El reclutamiento no solía durar más de veinte días desde la llegada del capitán a la población. Se hacía rápido, para evitar esas deserciones masivas. Generalmente, el éxito de la leva estaba íntimamente en relación con la estación del año en que se ejecutase.

La época más favorable era el invierno, a poder ser, desde noviembre hasta marzo o abril. A partir de estos meses se hacía más dificultoso conseguir hombres, puesto que el campo castellano ofrecía posibilidades de trabajo.

Sobre las zonas de reclutamiento hay que aclarar que estaban condicionadas por la cercanía de los puertos. Se condensaban en las zonas de Castilla, especialmente en la Rioja, La Mancha, Madrid y sus cercanías. Valladolid también fue una ciudad que aportó multitud de soldados. Además, jugaban un papel protagonista el resto de ciudades que tenían presencia en Cortes, como Burgos, Toledo o Sevilla. La presencia en estas ciudades de la recluta para una compañía era un evento casi festivo. Por supuesto, la Corona de Aragón fue también un baluarte de vital importancia para conseguir soldados. De media, cada capitán levantaba 250 voluntarios, aunque en ocasiones podían llegar hasta los 500.
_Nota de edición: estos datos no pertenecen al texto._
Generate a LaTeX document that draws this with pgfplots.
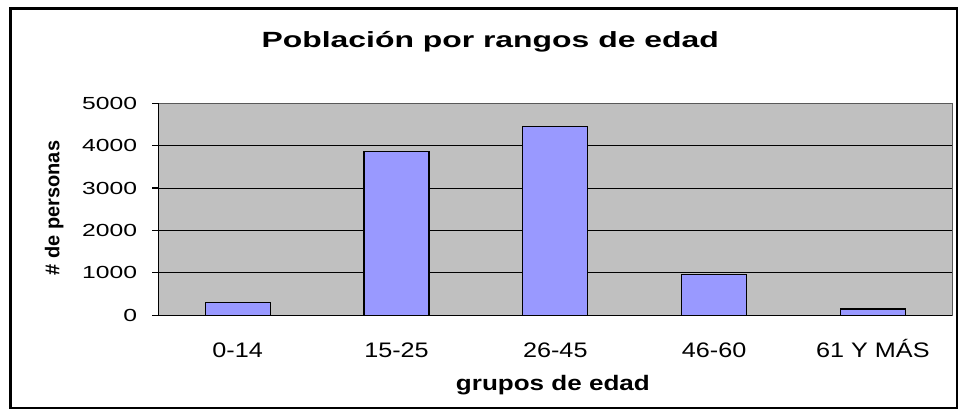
\documentclass[border=0pt]{standalone}
\usepackage{fontspec}
\setmainfont{Liberation Sans}
\usepackage{pgfplots}
\pgfplotsset{compat=1.18}
\definecolor{barblue}{HTML}{9999FF}
\definecolor{plotgray}{HTML}{C0C0C0}
\newcommand{\xs}[1]{\scalebox{1.2}[1]{#1}}
\begin{document}
\begin{tikzpicture}
\path[use as bounding box] (0pt,0pt) rectangle (962pt,412pt);
\draw[line width=2.2pt] (10.5pt,4pt) rectangle (957pt,403.5pt);
\begin{axis}[
  at={(158.3pt,96.7pt)}, anchor=south west,
  scale only axis, width=794pt, height=212pt,
  xmin=-0.5, xmax=4.5, ymin=0, ymax=5000,
  axis background/.style={fill=plotgray, draw=gray!70!black, line width=1pt},
  axis x line*=bottom, axis y line*=left,
  axis line style={black, line width=1.3pt},
  xtick={0,1,2,3,4},
  xticklabels={\xs{0-14},\xs{15-25},\xs{26-45},\xs{46-60},\xs{61 Y MÁS}},
  major x tick style={draw=none},
  extra x ticks={-0.5,0.5,1.5,2.5,3.5,4.5},
  extra x tick labels={},
  extra x tick style={major tick length=6pt, tick align=outside, tick style={black, line width=1.2pt}, grid=none},
  ytick={0,1000,...,5000},
  /pgf/number format/assume math mode=true,
  /pgf/number format/1000 sep={},
  yticklabel={\scalebox{1.41}[1]{\pgfmathprintnumber{\tick}}},
  y tick label style={font=\fontsize{17.5}{20}\selectfont, anchor=east, inner sep=0pt, xshift=-15pt},
  x tick label style={font=\fontsize{21}{24}\selectfont, anchor=base, inner sep=0pt, yshift=-36pt},
  major tick length=6pt, tick align=outside,
  tick style={black, line width=1.2pt},
  extra y ticks={1000,2000,3000,4000},
  extra y tick labels={},
  extra y tick style={ymajorgrids=true, major tick length=0pt},
  grid style={black, line width=1pt},
  title={\scalebox{1.45}[1]{Población por rangos de edad}},
  title style={font=\fontsize{22}{26}\selectfont\bfseries, at={(axis description cs:0.418,1)}, anchor=center, yshift=56pt},
  xlabel={\scalebox{1.24}[1]{grupos de edad}},
  xlabel style={font=\fontsize{21}{24}\selectfont\bfseries, at={(axis description cs:0.497,0)}, anchor=center, yshift=-69.7pt},
  ylabel={\# de personas},
  ylabel style={font=\fontsize{20}{24}\selectfont\bfseries, at={(axis description cs:-0.131,0.506)}, anchor=center},
  clip=false,
]
\addplot[ybar, bar width=65pt, fill=barblue, draw=black, line width=1.3pt] coordinates {
  (0,300) (1,3860) (2,4450) (3,970) (4,150)
};
\end{axis}
\end{tikzpicture}
\end{document}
El soldado que ingresaba en los tercios solía tener 18 años; aun así, abundaban los aspirantes que mentían sobre su edad y, en las épocas de mayor demanda, no faltaron adolescentes para engrosar las filas. Hombres fornidos, de más de 15 años y menos de 50, sanos y dispuestos para la batalla.

El capitán buscaba que el soldado reuniera una serie de condiciones y que fuera lo más apto posible. Tenía que estar integrado en el tercio, solo podía jurarle a él y no podía marcharse sin el licenciamiento, sin importar los peligros futuros a los que se enfrentara.
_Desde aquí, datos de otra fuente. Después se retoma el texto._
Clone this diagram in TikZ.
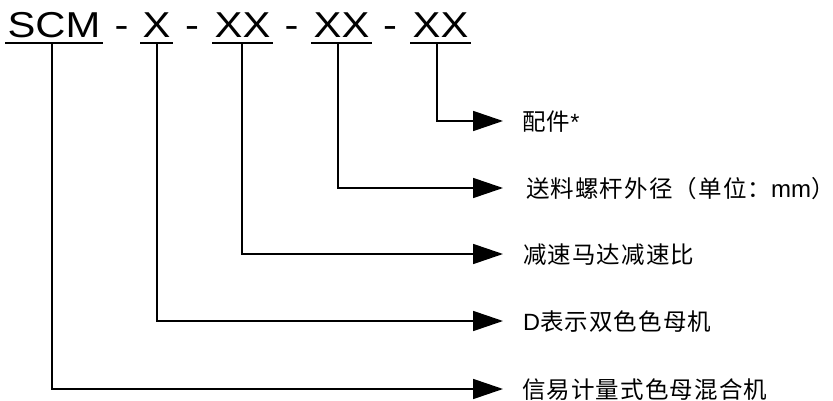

Debía hacer todo lo que los oficiales le mandasen, en servicio de su rey, sin rehusar bajo ninguna circunstancia. Se buscaba que el soldado fuera buen cristiano y temeroso de Dios, obediente a los cánones de la Iglesia romana; no debía blasfemar, pues se consideraba pecado, tenía que estar rodeado de gentes de buen vivir, alejado de aquellos pícaros que aprovechaban cualquier ocasión para robar o desertar. No debía ser perezoso, sino curioso y estar dispuesto a cualquier aprendizaje. Atender al oficio de sus oficiales, para que, posteriormente, con el paso de los años, pudiera realizar sus funciones. No debía buscar afrentas con otros compañeros; en definitiva, tenía que ser un hombre capaz de servir en los tercios en toda circunstancia, respetando a sus compañeros, con honra y dispuesto a buscar la gloria compartida.